What will the MNGOP do?
Activists within the Republican Party of Minnesota seem noticeably divided over the future of its leadership. The recent entrance of former state Sen. Carrie Ruud and talk-show host Dave Thompson to the battle for state party chair can signal only one thing: growing factionalism that may prevent unity around leading candidate Tony Sutton.
But who can lead Minnesota Republicans to a new promised land?
The factions appear to be three distinct groups: libertarians (a la the Ron Paul movement), old-line social and fiscal conservatives, and the power center that has controlled the selection of candidates since the late ’90s.
The old-line group led a revolution several years ago, when it deposed Ron Ebensteiner in favor of the current chair, Ron Carey, who by most accounts hasn’t been effective or popular among the activists. That includes those who helped him get into office.
One key player not running for party office but influencing the race is Craig Westover. Craig is one of the more thoughtful conservative bloggers in Minnesota and an editorial page contributor for the Pioneer Press.
He wrote an article Wednesday titled “Whither the Minnesota Republican Party?” that appeared on the political blog True North. Without naming names, Westover accuses the current party leadership of being “command and control.” And he is wary that Sutton as chair wouldn’t change basic party operations.
He and longtime GOP activist Marianne Stebbins have created a plan they call “Grassroots for an Open Minnesota Republican Party.” The effort would try to move the Minnesota Republican Party from “platform conservatism” to “principled conservatism.”
Westover has recruited a couple of hundred folks to support his plan via Facebook. That group includes Sue Jeffers, who challenged Gov. Pawlenty for the GOP nomination in 2006, and Joe Repya, who ran for chair in 2007.
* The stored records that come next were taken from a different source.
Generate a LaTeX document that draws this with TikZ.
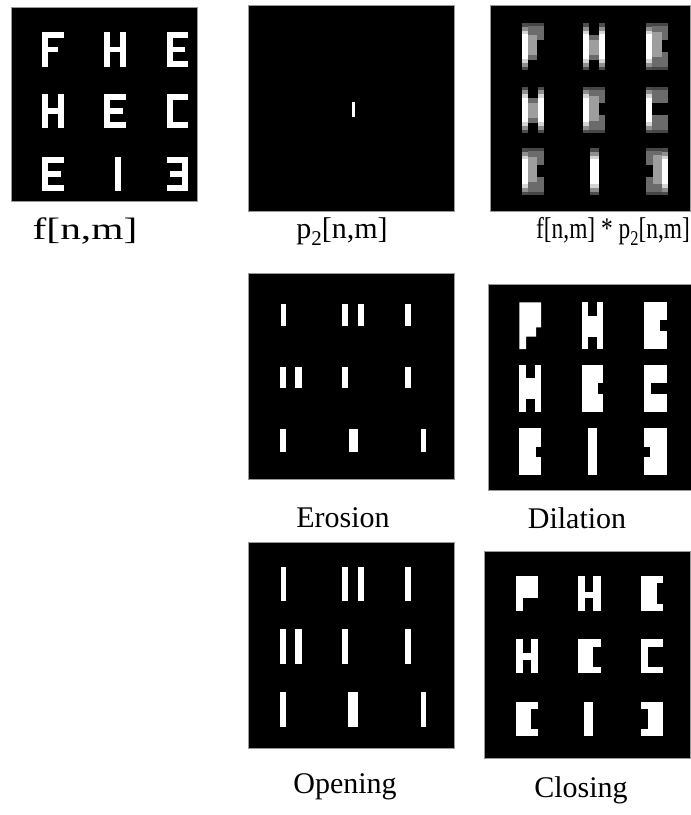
\documentclass[tikz,border=0pt]{standalone}
\usepackage{fontspec}
\setmainfont{Liberation Serif}
\definecolor{cdk}{gray}{0.42}
\definecolor{cdd}{gray}{0.27}
\definecolor{clt}{gray}{0.62}
\definecolor{cra}{gray}{0.30}
\definecolor{crb}{gray}{0.56}
\definecolor{crc}{gray}{0.83}
\tikzset{
  panel/.style={fill=black, draw=gray!80, line width=0.7pt},
  lab/.style={font=\fontsize{30}{36}\selectfont, anchor=base, inner sep=0pt},
}
% generic filled rectangle: x0 x1 y0 y1 colour
\newcommand\cR[5]{\fill[#5] ({#1},{#3}) rectangle ({#2},{#4});}
% ---------- f[n,m] letters (x,y = top-left) ----------
\newcommand\fF[2]{\cR{#1}{#1+6}{#2}{#2+34.5}{white}\cR{#1}{#1+21.5}{#2}{#2+6}{white}\cR{#1}{#1+16}{#2+14.5}{#2+20}{white}}
\newcommand\fH[2]{\cR{#1}{#1+6}{#2}{#2+34.5}{white}\cR{#1+15.5}{#1+21.5}{#2}{#2+34.5}{white}\cR{#1}{#1+21.5}{#2+14.5}{#2+20}{white}}
\newcommand\fE[2]{\cR{#1}{#1+6}{#2}{#2+34.5}{white}\cR{#1}{#1+21.5}{#2}{#2+6}{white}\cR{#1}{#1+21.5}{#2+28.5}{#2+34.5}{white}\cR{#1}{#1+18.5}{#2+14.5}{#2+20}{white}}
\newcommand\fC[2]{\cR{#1}{#1+6}{#2}{#2+34.5}{white}\cR{#1}{#1+21.5}{#2}{#2+6}{white}\cR{#1}{#1+21.5}{#2+28.5}{#2+34.5}{white}}
\newcommand\fI[2]{\cR{#1+11}{#1+17}{#2}{#2+34.5}{white}}
\newcommand\fR[2]{\cR{#1+15.5}{#1+21.5}{#2}{#2+34.5}{white}\cR{#1}{#1+21.5}{#2}{#2+6}{white}\cR{#1}{#1+21.5}{#2+28.5}{#2+34.5}{white}\cR{#1+3}{#1+21.5}{#2+14.5}{#2+20}{white}}
% ---------- convolution letters (x,y = top-left of blurred box) ----------
\newcommand\cS[3]{%
  \cR{#1}{#2}{#3}{#3+3.5}{cra}\cR{#1}{#2}{#3+3.5}{#3+7.5}{crb}\cR{#1}{#2}{#3+7.5}{#3+11}{crc}%
  \cR{#1}{#2}{#3+11}{#3+35.7}{white}%
  \cR{#1}{#2}{#3+35.7}{#3+39.2}{crc}\cR{#1}{#2}{#3+39.2}{#3+43.2}{crb}\cR{#1}{#2}{#3+43.2}{#3+46.7}{cra}}
\newcommand\cTop[3]{\cR{#1}{#2}{#3}{#3+16.7}{cdk}\cR{#1}{#2}{#3}{#3+3}{cdd}}
\newcommand\cBot[3]{\cR{#1}{#2}{#3+28.3}{#3+46.7}{cdk}\cR{#1}{#2}{#3+43.7}{#3+46.7}{cdd}}
\newcommand\cvF[2]{\cTop{#1+6}{#1+22}{#2}\cR{#1+6}{#1+15}{#2+11.7}{#2+31.7}{clt}\cR{#1+6}{#1+15}{#2+31.7}{#2+36.7}{cdk}\cS{#1}{#1+6}{#2}}
\newcommand\cvH[2]{\cR{#1+6}{#1+16}{#2+11.7}{#2+36.7}{cdk}\cR{#1+6}{#1+16}{#2+16.7}{#2+31.7}{clt}\cS{#1}{#1+6}{#2}\cS{#1+16}{#1+22}{#2}}
\newcommand\cvE[2]{\cTop{#1+6}{#1+22}{#2}\cBot{#1+6}{#1+22}{#2}\cR{#1+6}{#1+15.5}{#2+9}{#2+34}{clt}\cS{#1}{#1+6}{#2}}
\newcommand\cvC[2]{\cTop{#1+6}{#1+22}{#2}\cBot{#1+6}{#1+22}{#2}\cS{#1}{#1+6}{#2}}
\newcommand\cvI[2]{\cS{#1+6.7}{#1+16}{#2}}
\newcommand\cvR[2]{\cTop{#1}{#1+16}{#2}\cBot{#1}{#1+16}{#2}\cR{#1+6.5}{#1+16}{#2+7}{#2+36}{clt}\cS{#1+16}{#1+22}{#2}}
\begin{document}
\begin{tikzpicture}[x=1pt,y=-1pt]
\useasboundingbox (0,0) rectangle (691,815);
% ================= f[n,m] =================
\draw[panel] (11,7) rectangle (197,201);
\fF{42.3}{32.3}\fH{104}{32.3}\fE{166.7}{32.3}
\fH{42.3}{93.5}\fE{104}{93.5}\fC{166.7}{93.5}
\fE{42.3}{156.5}\fI{104}{156.5}\fR{166.7}{156.5}
\node[lab] (lf) at (85,239) {\scalebox{1.38}[1.03]{f[n,m]}};
% ================= p2[n,m] =================
\draw[panel] (248,5) rectangle (454,211);
\cR{351.7}{355}{101.7}{117.3}{white}
\node[lab] (lp) at (342,238) {p\raisebox{-7pt}{\fontsize{21}{21}\selectfont 2}[n,m]};
% ================= f * p2 =================
\draw[panel] (490,5) rectangle (690,211);
\cvF{521.7}{23.3}\cvH{583.3}{23.3}\cvE{646}{23.3}
\cvH{521.7}{86.7}\cvE{583.3}{86.7}\cvC{646}{86.7}
\cvE{521.7}{148.3}\cvI{583.3}{148.3}\cvR{646}{148.3}
\node[lab] (lc) at (613,238) {\scalebox{0.78}[1]{f[n,m] * p\raisebox{-7pt}{\fontsize{21}{21}\selectfont 2}[n,m]}};
% ================= Erosion =================
\draw[panel] (248,273) rectangle (454,479);
\cR{280.7}{286}{304.3}{326}{white}\cR{342.3}{347.7}{304.3}{326}{white}\cR{358.3}{364}{304.3}{326}{white}\cR{405}{410.7}{304.3}{326}{white}
\cR{280}{285.7}{366.7}{388.3}{white}\cR{295}{301.7}{366.7}{388.3}{white}\cR{342.3}{348.3}{366.7}{388.3}{white}\cR{405}{411}{366.7}{388.3}{white}
\cR{280}{285.7}{429.3}{451.7}{white}\cR{349}{358.3}{429.3}{451.7}{white}\cR{420.7}{426}{429.3}{451.7}{white}
\node[lab] (le) at (343,527) {Erosion};
% ================= Dilation =================
\draw[panel] (488,284) rectangle (691,490);
\fill[white] (519.3,302.3) -- (541,302.3) -- (541,327.3) -- (536,327.3) -- (536,336.7) -- (526,336.7) -- (526,349) -- (519.3,349) -- cycle;
\cR{581.7}{603.3}{302.3}{349}{white}\cR{588.3}{596.7}{302.3}{315.7}{black}\cR{588.3}{596.7}{336.7}{349}{black}
\cR{644.3}{666.7}{302.3}{349}{white}\cR{660}{666.7}{320}{331}{black}
\cR{519.3}{541}{365}{412.3}{white}\cR{526}{535}{365}{377.7}{black}\cR{526}{535}{399}{412.3}{black}
\cR{581.7}{603.3}{365}{412.3}{white}\cR{597.7}{603.3}{383.3}{394.3}{black}
\cR{644.3}{666.7}{365}{412.3}{white}\cR{651}{666.7}{383.3}{394.3}{black}
\cR{519.3}{541}{427.7}{475}{white}\cR{536}{541}{446.7}{456.7}{black}
\cR{587.7}{596.7}{427.7}{475}{white}
\cR{644.3}{666.7}{427.7}{475}{white}\cR{644.3}{650}{446.7}{456.7}{black}
\node[lab] (ld) at (577,528) {Dilation};
% ================= Opening =================
\draw[panel] (248,542) rectangle (454,748);
\cR{280.7}{286}{567}{601}{white}\cR{342.3}{347.7}{567}{601}{white}\cR{358.3}{364}{567}{601}{white}\cR{405}{410.7}{567}{601}{white}
\cR{280}{285.7}{629}{664}{white}\cR{295}{301.7}{629}{664}{white}\cR{342.3}{348.3}{629}{664}{white}\cR{405}{411}{629}{664}{white}
\cR{280}{285.7}{692}{727}{white}\cR{348}{358}{692}{727}{white}\cR{420.7}{426}{692}{727}{white}
\node[lab] (lo) at (345,793) {Opening};
% ================= Closing =================
\draw[panel] (484,551) rectangle (690,758);
\cR{516}{537.7}{576}{597.7}{white}\cR{516}{522.7}{597.7}{610.7}{white}
\cR{578.3}{600.7}{576}{610.7}{white}\cR{585}{593.3}{576}{592}{black}\cR{585}{593.3}{598.3}{610.7}{black}
\cR{641}{662.7}{576}{610.7}{white}\cR{656.7}{662.7}{583.3}{604.3}{black}
\cR{516}{537.7}{639}{673.3}{white}\cR{522.7}{531}{639}{653.3}{black}\cR{522.7}{531}{660}{673.3}{black}
\cR{578.3}{600.7}{639}{673.3}{white}\cR{593.3}{600.7}{646.7}{666.7}{black}
\cR{641}{662.7}{639}{673.3}{white}\cR{647.7}{662.7}{646.7}{666.7}{black}
\cR{516}{537.7}{701.7}{735.7}{white}\cR{531}{537.7}{709}{729}{black}
\cR{584.3}{593.3}{701.7}{735.7}{white}
\cR{641}{662.7}{701.7}{735.7}{white}\cR{641}{648.3}{709}{729}{black}
\node[lab] (lcl) at (581,797) {Closing};
\end{tikzpicture}
\end{document}
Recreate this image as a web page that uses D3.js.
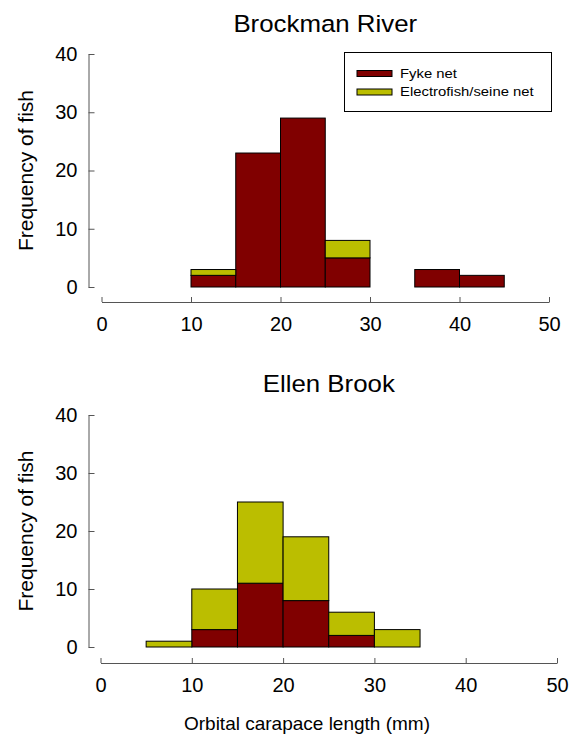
<!DOCTYPE html>
<html>
<head>
<meta charset="utf-8">
<script src="https://cdn.jsdelivr.net/npm/d3@7"></script>
<style>
  body { margin: 0; background: #fff; }
  text { font-family: Arial, "Liberation Sans", sans-serif; fill: #000; }
</style>
</head>
<body>
<svg></svg>
<script>
let width = 573, height = 738;

// bins of orbital carapace length (mm), lower edge of each 5 mm bin
let binStarts = [5, 10, 15, 20, 25, 30, 35, 40];
let binWidth = 5;
let seriesNames = ["Fyke net", "Electrofish/seine net"];

let brockmanFyke = [0, 2, 23, 29, 5, 0, 3, 2];
let brockmanElectro = [0, 1, 0, 0, 3, 0, 0, 0];
let ellenFyke = [0, 3, 11, 8, 2, 0, 0, 0];
let ellenElectro = [1, 7, 14, 11, 4, 3, 0, 0];

let xTicks = [0, 10, 20, 30, 40, 50];
let yTicks = [0, 10, 20, 30, 40];

let colors = ["#800000", "#bbbe00"];

let svg = d3.select("svg")
    .attr("width", width)
    .attr("height", height);

let panels = [
    { title: "Brockman River", fyke: brockmanFyke, electro: brockmanElectro,
      x0: 101.5, x1: 549, yTop: 54, yBottom: 287, axisY: 302, axisX: 88.5, titleY: 32, legend: true, xlabel: false },
    { title: "Ellen Brook", fyke: ellenFyke, electro: ellenElectro,
      x0: 100.5, x1: 557, yTop: 415, yBottom: 647, axisY: 663, axisX: 88.5, titleY: 392, legend: false, xlabel: true }
];

panels.forEach(p => {
    let x = d3.scaleLinear().domain([0, 50]).range([p.x0, p.x1]);
    let y = d3.scaleLinear().domain([0, 40]).range([p.yBottom, p.yTop]);

    let rows = binStarts.map((b, i) => ({ bin: b, fyke: p.fyke[i], electro: p.electro[i] }));
    let stacked = d3.stack().keys(["fyke", "electro"])(rows);

    let g = svg.append("g");

    // bars
    g.selectAll("g.series")
        .data(stacked)
        .enter().append("g")
        .attr("class", "series")
        .attr("fill", (d, i) => colors[i])
        .selectAll("rect")
        .data(d => d.filter(s => s[1] - s[0] > 0))
        .enter().append("rect")
        .attr("x", d => x(d.data.bin))
        .attr("width", d => x(d.data.bin + binWidth) - x(d.data.bin))
        .attr("y", d => y(d[1]))
        .attr("height", d => y(d[0]) - y(d[1]))
        .attr("stroke", "#000")
        .attr("stroke-width", 1);

    // x axis (offset below the bars)
    let xAxis = g.append("g")
        .attr("transform", "translate(0," + p.axisY + ")")
        .call(d3.axisBottom(x).tickValues(xTicks).tickSizeInner(-5).tickSizeOuter(0).tickPadding(15));

    // y axis
    let yAxis = g.append("g")
        .attr("transform", "translate(" + p.axisX + ",0)")
        .call(d3.axisLeft(y).tickValues(yTicks).tickSizeInner(-6).tickSizeOuter(0).tickPadding(11));

    [xAxis, yAxis].forEach(a => {
        a.select(".domain").attr("stroke", "#555");
        a.selectAll(".tick line").attr("stroke", "#555");
        a.selectAll(".tick text")
            .style("font-size", "20px")
            .style("font-family", "Arial, 'Liberation Sans', sans-serif")
            .attr("fill", "#000");
    });

    // title (the original lettering is a little wide)
    let tx = (p.x0 + p.x1) / 2;
    g.append("text")
        .attr("transform", "translate(" + tx + "," + p.titleY + ") scale(1.1,1)")
        .attr("text-anchor", "middle")
        .style("font-size", "23.5px")
        .text(p.title);

    // y label
    g.append("text")
        .attr("transform", "translate(33," + (p.yTop + p.yBottom) / 2 + ") rotate(-90)")
        .attr("text-anchor", "middle")
        .style("font-size", "21px")
        .text("Frequency of fish");

    if (p.xlabel) {
        g.append("text")
            .attr("x", 307)
            .attr("y", 730)
            .attr("text-anchor", "middle")
            .style("font-size", "19px")
            .text("Orbital carapace length (mm)");
    }

    if (p.legend) {
        let legend = g.append("g").attr("id", "legend");
        legend.append("rect")
            .attr("x", 344.5)
            .attr("y", 52.5)
            .attr("width", 207)
            .attr("height", 59)
            .attr("fill", "#fff")
            .attr("stroke", "#000");

        let item = legend.selectAll(".legenditem")
            .data(seriesNames)
            .enter().append("g")
            .attr("class", "legenditem")
            .attr("transform", (d, i) => "translate(0," + i * 18.5 + ")");

        item.append("rect")
            .attr("x", 357)
            .attr("y", 70.5)
            .attr("width", 35)
            .attr("height", 6)
            .attr("fill", (d, i) => colors[i])
            .attr("stroke", "#000");

        item.append("text")
            .attr("transform", "translate(400,77.5) scale(1.1,1)")
            .style("font-size", "13.5px")
            .text(d => d);
    }
});
</script>
</body>
</html>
Their plan sounds good on paper. But platforms are the foundation of the modern political party and the tool that activists use to measure a candidate’s views in relation to the party. Westover’s plan is likely unrealistic even during these times when the GOP needs some new ideas.
Enter Thompson, a journeyman talk-show host and self-employed lawyer. He represents the pure and principled libertarian conservative that Westover and the Ron Paul crowd may find appealing. As a sparring partner of mine on Sunday morning television over the past few years, Thompson has come across as smart and competent. The challenge he faces, though, is a lack of practical political experience.
For the GOP, that could be a disaster. Think Republican National Committee Chairman Michael Steele. Think bad fundraising. Think a power base that may bypass the party and move its candidates straight to a primary.
Left-wingers already have reminded the Twitter-world of troublesome quotes from Thompson’s radio gig, such as “No one is trying to raise a family on minimum wage, and if they are, they have no business having a family.” That said, the buzz of the conservative-blog community is complimentary of Thompson, including Drew Emmer.
As for Ruud, there is consternation inside and outside the GOP over her legislative voting record, which included “yes” votes for stadiums and support for Gov. Pawlenty’s proposal for the “tobacco fee/tax.” No one is clear where her political support will come from when the GOP State Central Committee convenes June 13 to pick a new leader.
All of this confirms that there is an “anyone but Sutton” sentiment among many within the party. On the other hand, Sutton is the only proven leader within the field.